そこからわかる事と言えば何らかの異常事態が発生したせいで、こんなところに召喚されしまったという事ぐらいの物だ。そう考え次に、どうして? という部分を考えるが、すぐにこのことに関しての思考を放棄せざるをえなかった。情報が少なすぎて何も浮かばない。

 何がどうなってる……そんなことを内心で呟き、ため息をつく。

 

「……大丈夫?」

「平気」

 

 適当に返答を返しながら、彼女は元の世界に戻る事が出来る道具、決別の水晶を取り出してみるものの、何の反応もない。
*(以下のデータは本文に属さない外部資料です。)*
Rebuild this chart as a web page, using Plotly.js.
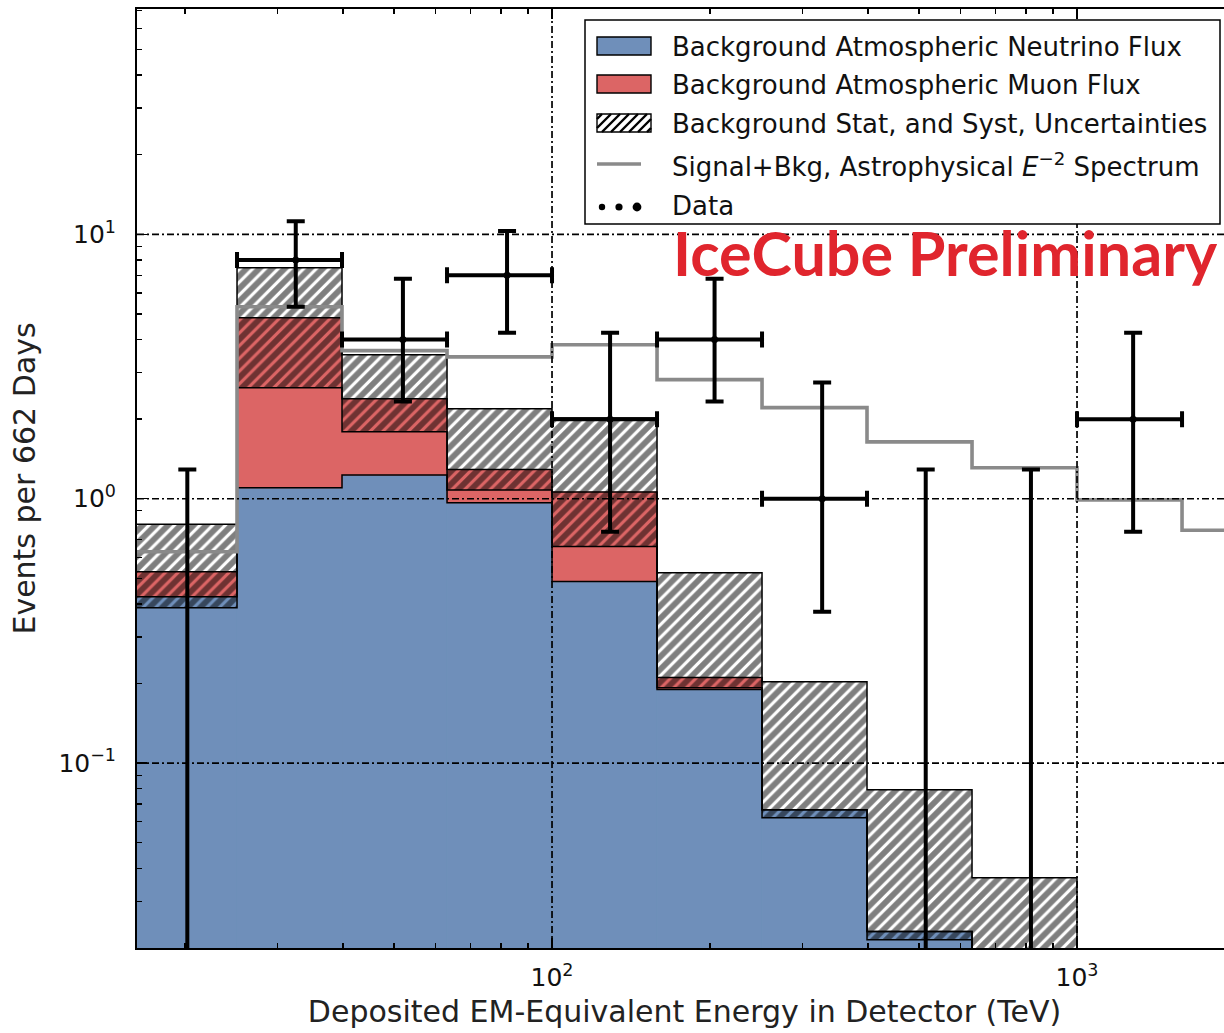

その事実を確認した彼女は、やはりと言う思いと共にそれを仕舞う。

 

──とりあえず、帰れそうにはない……かな……。

 

 というより帰り方が解らない。召喚されたとき帰る方法の一つは決別の水晶を使うことなのだが、この方法はたった今使う事が出来ないと確認できた。

他には召喚された地の主を倒す、もしくは召喚主か自分が死ぬかの二つだ。前者はそもそもこの地の主が解らないので却下。そして死ぬのも却下だ。不死ゆえに死んでもどうせ復活するとはいえ死にたくなんかない。死ぬときの痛みは死に方にもよるが、どれもものすごく痛くて気持ち悪い。

 一番嫌だった死に方は最下層の最奥にいた貪食ドラゴンに丸呑みされたときだ。腹にあたる部分に存在した巨大な口で、何度も何度も入念に噛み砕かれて飲み込まれて消化された。心が折れそうだった。そして復活した後はどうやって生き返ったのかしばらくの間、頭を悩ませたものだ。

 まぁ、それは思い出しても気分はよくないので頭から追いやり、どうにかして帰る方法探さないと……と考え、ふと気づく。

 帰るあてがないという事実に対し、特に落ち込んだりしていない自分にだ。

 なぜだろう? 考えてみる。が、その結論は殆ど時間をかけることなく出た。考えれば簡単なこと。

 

──そもそも帰りたいなんて思ってない……か。

 

 そんなひどく単純な理由に思い至り、自分でもよく分からないぐちゃぐちゃな感情が芽生えた。